**Available records:**
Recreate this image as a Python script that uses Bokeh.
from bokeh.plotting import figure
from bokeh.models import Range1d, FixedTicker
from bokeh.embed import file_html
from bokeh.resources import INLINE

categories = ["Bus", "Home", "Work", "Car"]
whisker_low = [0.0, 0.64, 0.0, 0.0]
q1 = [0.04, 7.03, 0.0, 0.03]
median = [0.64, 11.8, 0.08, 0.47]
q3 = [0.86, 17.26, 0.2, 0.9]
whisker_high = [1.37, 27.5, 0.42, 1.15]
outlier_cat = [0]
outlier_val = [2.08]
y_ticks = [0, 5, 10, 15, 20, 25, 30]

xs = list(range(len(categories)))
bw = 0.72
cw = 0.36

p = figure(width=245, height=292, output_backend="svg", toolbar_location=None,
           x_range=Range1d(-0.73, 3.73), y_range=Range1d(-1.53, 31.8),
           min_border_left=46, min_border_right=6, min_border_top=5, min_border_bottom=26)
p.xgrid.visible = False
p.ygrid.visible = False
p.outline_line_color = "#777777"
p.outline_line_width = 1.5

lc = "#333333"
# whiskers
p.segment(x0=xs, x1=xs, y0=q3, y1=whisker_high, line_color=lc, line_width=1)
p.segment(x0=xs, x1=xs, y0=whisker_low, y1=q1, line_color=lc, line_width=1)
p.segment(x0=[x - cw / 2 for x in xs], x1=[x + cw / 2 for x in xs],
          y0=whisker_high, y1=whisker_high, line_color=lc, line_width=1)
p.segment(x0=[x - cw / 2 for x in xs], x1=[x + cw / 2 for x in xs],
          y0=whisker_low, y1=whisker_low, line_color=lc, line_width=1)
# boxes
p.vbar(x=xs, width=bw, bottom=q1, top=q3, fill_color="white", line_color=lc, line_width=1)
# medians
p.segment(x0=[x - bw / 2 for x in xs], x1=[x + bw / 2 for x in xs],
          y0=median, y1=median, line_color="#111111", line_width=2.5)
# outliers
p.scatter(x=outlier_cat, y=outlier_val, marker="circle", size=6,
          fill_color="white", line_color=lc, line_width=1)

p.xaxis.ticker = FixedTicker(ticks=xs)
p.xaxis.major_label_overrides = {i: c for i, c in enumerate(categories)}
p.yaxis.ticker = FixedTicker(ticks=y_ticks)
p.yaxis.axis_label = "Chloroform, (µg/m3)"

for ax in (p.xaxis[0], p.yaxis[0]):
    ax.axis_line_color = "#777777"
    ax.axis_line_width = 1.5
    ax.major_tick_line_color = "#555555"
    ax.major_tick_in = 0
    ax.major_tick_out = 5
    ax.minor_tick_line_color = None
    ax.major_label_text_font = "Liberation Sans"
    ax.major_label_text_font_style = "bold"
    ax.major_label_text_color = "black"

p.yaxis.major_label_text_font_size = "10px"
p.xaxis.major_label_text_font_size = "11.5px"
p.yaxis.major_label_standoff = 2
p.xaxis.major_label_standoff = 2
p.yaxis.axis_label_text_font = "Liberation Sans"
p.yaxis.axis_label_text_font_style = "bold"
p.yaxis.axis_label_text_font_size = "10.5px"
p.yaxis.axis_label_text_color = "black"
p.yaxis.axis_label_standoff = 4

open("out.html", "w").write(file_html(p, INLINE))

---

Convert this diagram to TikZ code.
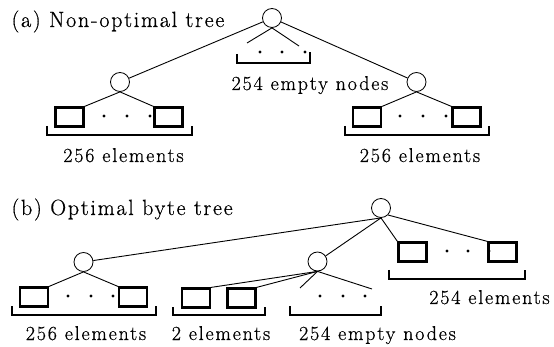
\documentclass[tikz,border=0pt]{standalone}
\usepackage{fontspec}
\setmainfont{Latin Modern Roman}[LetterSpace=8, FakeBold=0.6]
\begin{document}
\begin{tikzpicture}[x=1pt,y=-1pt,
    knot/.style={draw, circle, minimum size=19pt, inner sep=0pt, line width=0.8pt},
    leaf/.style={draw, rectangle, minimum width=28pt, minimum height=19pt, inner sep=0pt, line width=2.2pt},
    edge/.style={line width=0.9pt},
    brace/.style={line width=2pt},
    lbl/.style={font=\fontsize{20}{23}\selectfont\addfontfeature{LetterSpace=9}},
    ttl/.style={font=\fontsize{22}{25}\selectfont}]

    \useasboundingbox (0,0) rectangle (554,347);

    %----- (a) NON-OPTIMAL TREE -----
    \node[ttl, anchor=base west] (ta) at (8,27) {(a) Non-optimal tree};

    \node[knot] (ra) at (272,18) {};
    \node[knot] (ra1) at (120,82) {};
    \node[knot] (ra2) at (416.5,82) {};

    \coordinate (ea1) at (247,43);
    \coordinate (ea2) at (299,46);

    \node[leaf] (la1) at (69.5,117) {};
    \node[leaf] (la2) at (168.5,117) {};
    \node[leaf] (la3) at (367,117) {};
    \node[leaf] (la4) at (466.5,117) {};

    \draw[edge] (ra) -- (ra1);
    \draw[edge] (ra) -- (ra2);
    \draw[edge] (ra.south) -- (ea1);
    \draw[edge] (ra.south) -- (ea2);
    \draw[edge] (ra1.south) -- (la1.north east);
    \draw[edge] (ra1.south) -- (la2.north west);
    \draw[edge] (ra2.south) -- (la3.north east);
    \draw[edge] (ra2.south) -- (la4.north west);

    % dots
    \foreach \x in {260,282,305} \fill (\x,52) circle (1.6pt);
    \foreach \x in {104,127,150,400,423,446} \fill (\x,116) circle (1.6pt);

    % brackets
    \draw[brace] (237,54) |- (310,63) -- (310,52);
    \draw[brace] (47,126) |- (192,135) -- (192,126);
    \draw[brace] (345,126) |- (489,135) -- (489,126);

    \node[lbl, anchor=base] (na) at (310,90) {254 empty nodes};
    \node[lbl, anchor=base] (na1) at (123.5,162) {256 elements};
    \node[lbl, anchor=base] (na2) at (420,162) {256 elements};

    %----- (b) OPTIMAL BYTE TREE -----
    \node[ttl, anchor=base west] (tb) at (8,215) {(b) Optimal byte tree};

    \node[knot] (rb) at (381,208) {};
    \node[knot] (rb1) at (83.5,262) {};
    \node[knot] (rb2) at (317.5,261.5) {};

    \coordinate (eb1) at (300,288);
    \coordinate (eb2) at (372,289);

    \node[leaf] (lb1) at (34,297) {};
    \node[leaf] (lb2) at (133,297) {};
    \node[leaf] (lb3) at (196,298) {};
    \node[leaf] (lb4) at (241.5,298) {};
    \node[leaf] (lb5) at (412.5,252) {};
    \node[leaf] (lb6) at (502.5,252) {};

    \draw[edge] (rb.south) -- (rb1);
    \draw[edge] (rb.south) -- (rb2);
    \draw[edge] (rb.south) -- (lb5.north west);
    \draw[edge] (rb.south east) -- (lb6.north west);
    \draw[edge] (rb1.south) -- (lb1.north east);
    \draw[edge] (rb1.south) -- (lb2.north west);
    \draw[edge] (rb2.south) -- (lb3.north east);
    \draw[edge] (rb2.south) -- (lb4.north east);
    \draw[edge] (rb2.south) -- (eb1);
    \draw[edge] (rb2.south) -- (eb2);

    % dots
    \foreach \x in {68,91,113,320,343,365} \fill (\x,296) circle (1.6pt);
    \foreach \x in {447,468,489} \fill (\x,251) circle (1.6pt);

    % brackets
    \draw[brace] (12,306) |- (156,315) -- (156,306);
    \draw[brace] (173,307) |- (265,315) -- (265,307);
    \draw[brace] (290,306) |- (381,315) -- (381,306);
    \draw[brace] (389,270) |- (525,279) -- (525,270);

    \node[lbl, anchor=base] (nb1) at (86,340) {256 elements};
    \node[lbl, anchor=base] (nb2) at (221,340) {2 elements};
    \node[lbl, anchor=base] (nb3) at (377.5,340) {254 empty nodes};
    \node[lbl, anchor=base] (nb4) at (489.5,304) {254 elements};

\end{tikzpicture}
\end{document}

**Directions for this task:**
Leave the pictures out and print, exactly as written, every line from the one holding "Convert this diagram to TikZ code." down to the one holding "anchor=base west] (ta)", both of those included.

**Response to this exercise:**
Convert this diagram to TikZ code.
\documentclass[tikz,border=0pt]{standalone}
\usepackage{fontspec}
\setmainfont{Latin Modern Roman}[LetterSpace=8, FakeBold=0.6]
\begin{document}
\begin{tikzpicture}[x=1pt,y=-1pt,
    knot/.style={draw, circle, minimum size=19pt, inner sep=0pt, line width=0.8pt},
    leaf/.style={draw, rectangle, minimum width=28pt, minimum height=19pt, inner sep=0pt, line width=2.2pt},
    edge/.style={line width=0.9pt},
    brace/.style={line width=2pt},
    lbl/.style={font=\fontsize{20}{23}\selectfont\addfontfeature{LetterSpace=9}},
    ttl/.style={font=\fontsize{22}{25}\selectfont}]

    \useasboundingbox (0,0) rectangle (554,347);

    %----- (a) NON-OPTIMAL TREE -----
    \node[ttl, anchor=base west] (ta) at (8,27) {(a) Non-optimal tree};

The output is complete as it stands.